▶ _WRITTEN REQUEST_
Print, word for word, the opening line of the data below and every line after it through the line that contains "minimum width=4.5cm, minimum", but not the pictures.

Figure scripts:
[start]

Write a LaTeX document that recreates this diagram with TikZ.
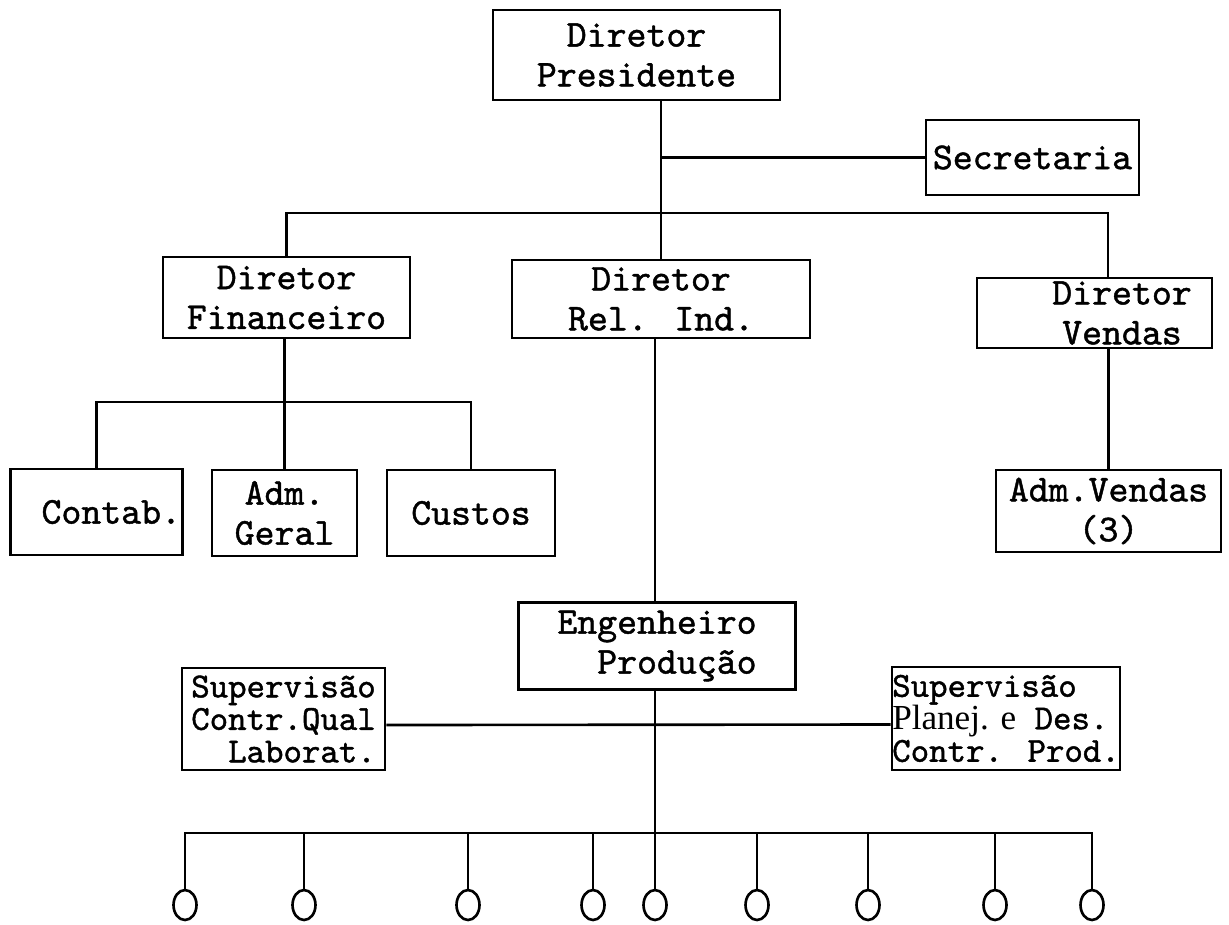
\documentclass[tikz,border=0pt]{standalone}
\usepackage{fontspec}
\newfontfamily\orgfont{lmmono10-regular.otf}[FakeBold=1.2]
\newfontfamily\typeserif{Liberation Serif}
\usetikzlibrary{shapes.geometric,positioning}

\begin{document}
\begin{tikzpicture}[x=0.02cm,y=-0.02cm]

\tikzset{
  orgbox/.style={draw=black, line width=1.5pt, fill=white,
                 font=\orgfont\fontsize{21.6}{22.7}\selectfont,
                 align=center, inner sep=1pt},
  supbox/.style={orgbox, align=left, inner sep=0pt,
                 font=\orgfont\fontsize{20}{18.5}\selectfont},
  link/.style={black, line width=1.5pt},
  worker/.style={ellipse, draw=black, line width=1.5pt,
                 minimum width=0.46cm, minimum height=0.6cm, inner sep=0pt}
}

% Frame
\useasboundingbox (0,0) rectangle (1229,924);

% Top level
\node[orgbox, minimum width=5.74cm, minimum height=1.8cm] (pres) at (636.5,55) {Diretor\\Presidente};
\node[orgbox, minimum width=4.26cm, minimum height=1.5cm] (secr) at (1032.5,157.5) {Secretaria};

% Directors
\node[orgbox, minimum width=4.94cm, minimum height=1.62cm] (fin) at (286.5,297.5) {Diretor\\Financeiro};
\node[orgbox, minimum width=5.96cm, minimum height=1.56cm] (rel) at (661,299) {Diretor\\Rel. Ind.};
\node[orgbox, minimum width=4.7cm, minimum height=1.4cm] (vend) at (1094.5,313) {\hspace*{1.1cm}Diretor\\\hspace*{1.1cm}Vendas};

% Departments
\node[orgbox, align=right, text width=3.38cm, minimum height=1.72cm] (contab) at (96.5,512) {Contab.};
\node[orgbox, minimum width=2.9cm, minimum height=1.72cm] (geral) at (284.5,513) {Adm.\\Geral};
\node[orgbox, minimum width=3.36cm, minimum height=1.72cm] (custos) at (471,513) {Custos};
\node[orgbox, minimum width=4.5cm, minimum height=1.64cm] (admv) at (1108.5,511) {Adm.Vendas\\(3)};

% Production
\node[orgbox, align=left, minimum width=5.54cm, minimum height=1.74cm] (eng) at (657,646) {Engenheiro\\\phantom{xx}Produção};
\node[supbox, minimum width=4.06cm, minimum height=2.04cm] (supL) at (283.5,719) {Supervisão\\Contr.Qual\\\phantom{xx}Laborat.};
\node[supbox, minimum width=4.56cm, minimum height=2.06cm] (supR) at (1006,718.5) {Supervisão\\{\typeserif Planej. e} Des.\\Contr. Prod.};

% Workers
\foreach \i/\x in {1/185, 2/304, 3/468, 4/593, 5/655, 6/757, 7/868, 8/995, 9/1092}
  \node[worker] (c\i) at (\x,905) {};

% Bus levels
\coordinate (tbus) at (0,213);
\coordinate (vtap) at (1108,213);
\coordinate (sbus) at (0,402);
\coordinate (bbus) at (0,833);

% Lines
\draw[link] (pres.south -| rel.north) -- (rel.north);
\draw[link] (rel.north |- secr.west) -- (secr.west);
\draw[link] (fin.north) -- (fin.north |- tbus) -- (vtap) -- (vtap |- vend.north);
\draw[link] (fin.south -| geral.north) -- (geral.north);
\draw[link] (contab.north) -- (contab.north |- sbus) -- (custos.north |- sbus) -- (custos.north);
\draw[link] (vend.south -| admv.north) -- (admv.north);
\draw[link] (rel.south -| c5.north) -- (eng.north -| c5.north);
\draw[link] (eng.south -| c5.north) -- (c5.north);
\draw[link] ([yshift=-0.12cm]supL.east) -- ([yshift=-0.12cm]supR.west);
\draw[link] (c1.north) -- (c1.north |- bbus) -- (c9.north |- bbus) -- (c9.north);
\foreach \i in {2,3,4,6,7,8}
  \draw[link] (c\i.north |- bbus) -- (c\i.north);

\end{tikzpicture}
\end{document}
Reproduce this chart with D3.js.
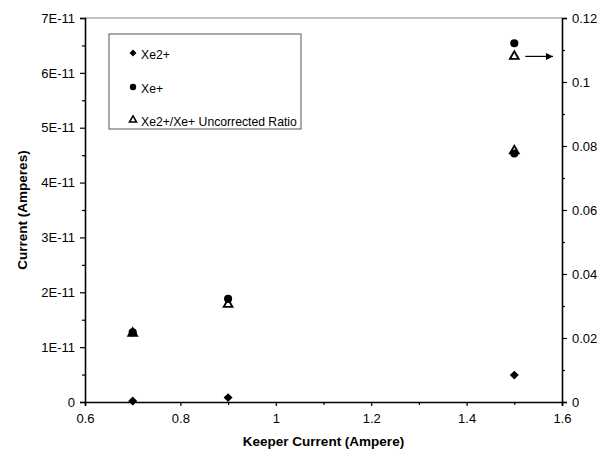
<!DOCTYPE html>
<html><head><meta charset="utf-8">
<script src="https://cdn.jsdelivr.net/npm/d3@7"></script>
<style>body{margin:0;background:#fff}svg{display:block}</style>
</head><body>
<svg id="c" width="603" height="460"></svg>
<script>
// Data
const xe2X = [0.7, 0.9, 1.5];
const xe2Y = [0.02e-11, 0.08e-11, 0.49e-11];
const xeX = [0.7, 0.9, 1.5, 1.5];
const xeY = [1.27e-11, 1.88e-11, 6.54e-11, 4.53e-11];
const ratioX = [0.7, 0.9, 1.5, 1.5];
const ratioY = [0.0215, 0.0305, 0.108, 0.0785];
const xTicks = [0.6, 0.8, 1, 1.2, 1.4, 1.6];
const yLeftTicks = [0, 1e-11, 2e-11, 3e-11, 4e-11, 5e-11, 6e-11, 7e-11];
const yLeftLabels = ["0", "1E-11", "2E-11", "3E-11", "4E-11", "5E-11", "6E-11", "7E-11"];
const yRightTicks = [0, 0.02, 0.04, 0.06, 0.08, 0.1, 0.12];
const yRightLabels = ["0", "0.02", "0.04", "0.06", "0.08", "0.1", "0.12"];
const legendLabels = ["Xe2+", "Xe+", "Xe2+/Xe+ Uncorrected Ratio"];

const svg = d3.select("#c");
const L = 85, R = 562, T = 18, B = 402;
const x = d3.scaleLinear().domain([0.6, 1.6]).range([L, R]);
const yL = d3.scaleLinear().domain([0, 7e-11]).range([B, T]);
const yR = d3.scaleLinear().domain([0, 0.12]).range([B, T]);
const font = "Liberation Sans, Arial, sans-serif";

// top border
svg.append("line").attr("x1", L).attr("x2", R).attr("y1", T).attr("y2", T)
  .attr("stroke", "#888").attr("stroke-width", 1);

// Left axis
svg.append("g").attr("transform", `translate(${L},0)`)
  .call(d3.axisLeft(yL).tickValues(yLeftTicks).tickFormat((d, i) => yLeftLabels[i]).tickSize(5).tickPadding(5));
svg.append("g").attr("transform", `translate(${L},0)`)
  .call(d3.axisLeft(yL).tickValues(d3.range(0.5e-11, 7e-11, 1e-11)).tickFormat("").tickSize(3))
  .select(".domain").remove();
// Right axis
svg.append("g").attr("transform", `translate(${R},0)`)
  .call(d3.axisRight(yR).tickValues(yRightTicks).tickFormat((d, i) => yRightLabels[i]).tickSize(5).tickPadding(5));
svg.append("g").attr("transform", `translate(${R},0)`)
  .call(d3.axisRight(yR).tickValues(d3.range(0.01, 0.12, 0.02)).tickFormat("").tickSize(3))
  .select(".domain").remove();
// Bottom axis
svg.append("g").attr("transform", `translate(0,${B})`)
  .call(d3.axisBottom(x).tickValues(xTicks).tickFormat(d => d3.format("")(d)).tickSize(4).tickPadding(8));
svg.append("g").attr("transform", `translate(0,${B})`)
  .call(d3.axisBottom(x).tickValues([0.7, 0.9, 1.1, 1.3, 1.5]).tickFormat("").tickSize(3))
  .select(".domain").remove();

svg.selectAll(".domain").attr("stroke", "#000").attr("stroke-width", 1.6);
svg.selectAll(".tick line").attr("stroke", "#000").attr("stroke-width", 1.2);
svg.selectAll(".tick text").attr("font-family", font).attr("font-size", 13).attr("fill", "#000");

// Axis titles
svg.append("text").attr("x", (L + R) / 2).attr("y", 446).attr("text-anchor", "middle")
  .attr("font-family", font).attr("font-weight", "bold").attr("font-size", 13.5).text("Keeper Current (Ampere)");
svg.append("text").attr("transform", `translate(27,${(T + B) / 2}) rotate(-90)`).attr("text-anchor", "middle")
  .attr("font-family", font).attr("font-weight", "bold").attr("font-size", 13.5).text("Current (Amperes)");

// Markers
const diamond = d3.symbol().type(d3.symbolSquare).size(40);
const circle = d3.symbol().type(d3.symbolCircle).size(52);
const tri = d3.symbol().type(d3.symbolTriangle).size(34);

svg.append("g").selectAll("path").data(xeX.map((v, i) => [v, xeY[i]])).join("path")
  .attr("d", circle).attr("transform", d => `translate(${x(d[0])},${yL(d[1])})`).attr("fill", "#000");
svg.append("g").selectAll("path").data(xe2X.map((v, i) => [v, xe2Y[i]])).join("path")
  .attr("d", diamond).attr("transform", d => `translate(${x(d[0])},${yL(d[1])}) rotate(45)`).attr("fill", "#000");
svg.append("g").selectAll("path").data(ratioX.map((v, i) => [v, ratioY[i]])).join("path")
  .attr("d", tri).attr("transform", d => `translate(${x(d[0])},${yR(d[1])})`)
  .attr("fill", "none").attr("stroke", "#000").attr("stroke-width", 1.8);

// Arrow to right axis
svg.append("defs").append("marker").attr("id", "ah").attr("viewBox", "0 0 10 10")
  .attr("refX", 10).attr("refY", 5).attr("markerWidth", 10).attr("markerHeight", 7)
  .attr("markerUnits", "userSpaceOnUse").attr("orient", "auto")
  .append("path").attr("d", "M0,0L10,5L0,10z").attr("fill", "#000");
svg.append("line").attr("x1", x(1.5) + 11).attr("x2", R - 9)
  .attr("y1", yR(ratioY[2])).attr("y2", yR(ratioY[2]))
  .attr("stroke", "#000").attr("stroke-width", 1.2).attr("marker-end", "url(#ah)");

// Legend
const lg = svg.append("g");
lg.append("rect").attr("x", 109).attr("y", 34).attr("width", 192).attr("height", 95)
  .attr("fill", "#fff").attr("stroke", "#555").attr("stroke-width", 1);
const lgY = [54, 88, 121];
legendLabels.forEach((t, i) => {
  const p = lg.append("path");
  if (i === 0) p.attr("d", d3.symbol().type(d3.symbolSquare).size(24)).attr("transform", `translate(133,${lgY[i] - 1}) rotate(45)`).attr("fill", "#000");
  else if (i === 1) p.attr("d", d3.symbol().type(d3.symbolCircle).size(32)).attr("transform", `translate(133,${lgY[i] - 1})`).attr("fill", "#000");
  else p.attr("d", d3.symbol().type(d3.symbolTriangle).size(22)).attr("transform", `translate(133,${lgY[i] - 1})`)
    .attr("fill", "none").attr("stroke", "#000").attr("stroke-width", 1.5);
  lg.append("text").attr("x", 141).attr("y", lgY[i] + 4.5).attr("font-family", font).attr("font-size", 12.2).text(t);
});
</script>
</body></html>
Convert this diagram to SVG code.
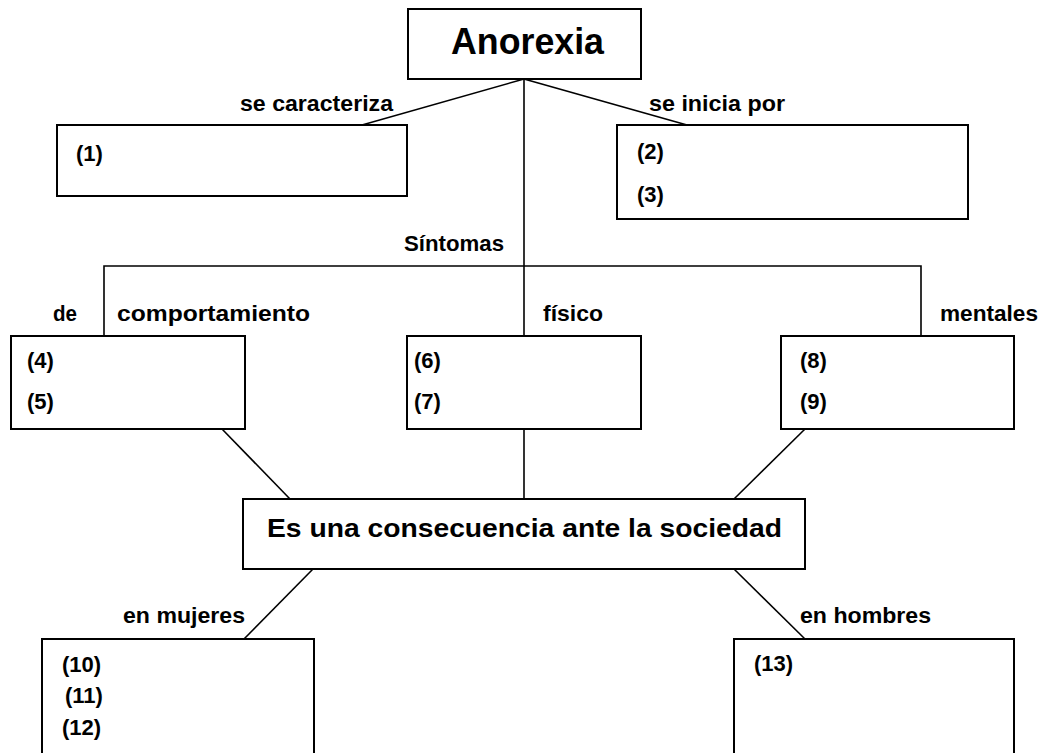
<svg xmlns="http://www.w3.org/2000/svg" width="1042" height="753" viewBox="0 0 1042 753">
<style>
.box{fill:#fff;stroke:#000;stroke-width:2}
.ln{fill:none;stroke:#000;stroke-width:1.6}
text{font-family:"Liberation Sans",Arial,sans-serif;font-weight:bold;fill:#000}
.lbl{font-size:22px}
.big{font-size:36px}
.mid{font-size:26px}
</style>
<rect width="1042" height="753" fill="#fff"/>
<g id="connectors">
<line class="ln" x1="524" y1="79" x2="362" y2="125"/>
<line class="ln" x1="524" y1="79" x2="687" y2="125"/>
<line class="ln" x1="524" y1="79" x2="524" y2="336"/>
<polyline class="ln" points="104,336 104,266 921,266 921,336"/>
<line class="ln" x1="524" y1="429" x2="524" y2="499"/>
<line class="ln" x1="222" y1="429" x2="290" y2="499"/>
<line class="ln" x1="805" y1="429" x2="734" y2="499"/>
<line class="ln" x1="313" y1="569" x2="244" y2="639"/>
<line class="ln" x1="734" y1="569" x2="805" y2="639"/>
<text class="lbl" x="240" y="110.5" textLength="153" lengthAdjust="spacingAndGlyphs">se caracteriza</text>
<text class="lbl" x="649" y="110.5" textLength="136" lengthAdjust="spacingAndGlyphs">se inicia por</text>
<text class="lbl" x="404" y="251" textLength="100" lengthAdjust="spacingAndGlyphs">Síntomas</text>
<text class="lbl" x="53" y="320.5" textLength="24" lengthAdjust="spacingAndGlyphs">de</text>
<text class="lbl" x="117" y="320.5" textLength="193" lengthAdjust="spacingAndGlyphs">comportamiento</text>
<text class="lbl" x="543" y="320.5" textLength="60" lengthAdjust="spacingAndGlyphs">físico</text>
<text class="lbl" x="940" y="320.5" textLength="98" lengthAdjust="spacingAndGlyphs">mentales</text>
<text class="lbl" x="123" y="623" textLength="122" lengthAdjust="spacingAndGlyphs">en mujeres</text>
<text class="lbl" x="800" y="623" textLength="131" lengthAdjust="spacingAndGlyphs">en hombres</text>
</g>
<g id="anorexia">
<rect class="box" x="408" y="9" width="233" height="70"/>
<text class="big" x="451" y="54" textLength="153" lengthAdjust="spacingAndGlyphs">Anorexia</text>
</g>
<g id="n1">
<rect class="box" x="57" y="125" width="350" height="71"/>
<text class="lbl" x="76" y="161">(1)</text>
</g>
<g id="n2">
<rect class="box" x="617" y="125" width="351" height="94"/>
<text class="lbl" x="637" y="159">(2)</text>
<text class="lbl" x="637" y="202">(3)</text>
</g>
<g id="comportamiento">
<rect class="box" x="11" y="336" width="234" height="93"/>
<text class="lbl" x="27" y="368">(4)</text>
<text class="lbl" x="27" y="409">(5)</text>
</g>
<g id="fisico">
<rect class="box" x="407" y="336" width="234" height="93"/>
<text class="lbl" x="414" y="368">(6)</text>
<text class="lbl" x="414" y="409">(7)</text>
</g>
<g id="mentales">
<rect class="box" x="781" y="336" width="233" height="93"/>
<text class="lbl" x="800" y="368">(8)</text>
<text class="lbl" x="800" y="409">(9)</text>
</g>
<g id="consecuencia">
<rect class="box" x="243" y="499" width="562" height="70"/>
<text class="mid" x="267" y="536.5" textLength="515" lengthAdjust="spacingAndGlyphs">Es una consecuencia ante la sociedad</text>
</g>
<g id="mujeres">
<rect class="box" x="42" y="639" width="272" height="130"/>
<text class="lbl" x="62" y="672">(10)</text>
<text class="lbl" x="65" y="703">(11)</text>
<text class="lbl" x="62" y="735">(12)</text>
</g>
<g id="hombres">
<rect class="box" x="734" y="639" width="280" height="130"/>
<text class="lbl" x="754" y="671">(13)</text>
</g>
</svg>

[end]

▶ _EXERCISE OUTPUT_
Write a LaTeX document that recreates this diagram with TikZ.
\documentclass[tikz,border=0pt]{standalone}
\usepackage{fontspec}
\newfontfamily\orgfont{lmmono10-regular.otf}[FakeBold=1.2]
\newfontfamily\typeserif{Liberation Serif}
\usetikzlibrary{shapes.geometric,positioning}

\begin{document}
\begin{tikzpicture}[x=0.02cm,y=-0.02cm]

\tikzset{
  orgbox/.style={draw=black, line width=1.5pt, fill=white,
                 font=\orgfont\fontsize{21.6}{22.7}\selectfont,
                 align=center, inner sep=1pt},
  supbox/.style={orgbox, align=left, inner sep=0pt,
                 font=\orgfont\fontsize{20}{18.5}\selectfont},
  link/.style={black, line width=1.5pt},
  worker/.style={ellipse, draw=black, line width=1.5pt,
                 minimum width=0.46cm, minimum height=0.6cm, inner sep=0pt}
}

% Frame
\useasboundingbox (0,0) rectangle (1229,924);

% Top level
\node[orgbox, minimum width=5.74cm, minimum height=1.8cm] (pres) at (636.5,55) {Diretor\\Presidente};
\node[orgbox, minimum width=4.26cm, minimum height=1.5cm] (secr) at (1032.5,157.5) {Secretaria};

% Directors
\node[orgbox, minimum width=4.94cm, minimum height=1.62cm] (fin) at (286.5,297.5) {Diretor\\Financeiro};
\node[orgbox, minimum width=5.96cm, minimum height=1.56cm] (rel) at (661,299) {Diretor\\Rel. Ind.};
\node[orgbox, minimum width=4.7cm, minimum height=1.4cm] (vend) at (1094.5,313) {\hspace*{1.1cm}Diretor\\\hspace*{1.1cm}Vendas};

% Departments
\node[orgbox, align=right, text width=3.38cm, minimum height=1.72cm] (contab) at (96.5,512) {Contab.};
\node[orgbox, minimum width=2.9cm, minimum height=1.72cm] (geral) at (284.5,513) {Adm.\\Geral};
\node[orgbox, minimum width=3.36cm, minimum height=1.72cm] (custos) at (471,513) {Custos};
\node[orgbox, minimum width=4.5cm, minimum height=1.64cm] (admv) at (1108.5,511) {Adm.Vendas\\(3)};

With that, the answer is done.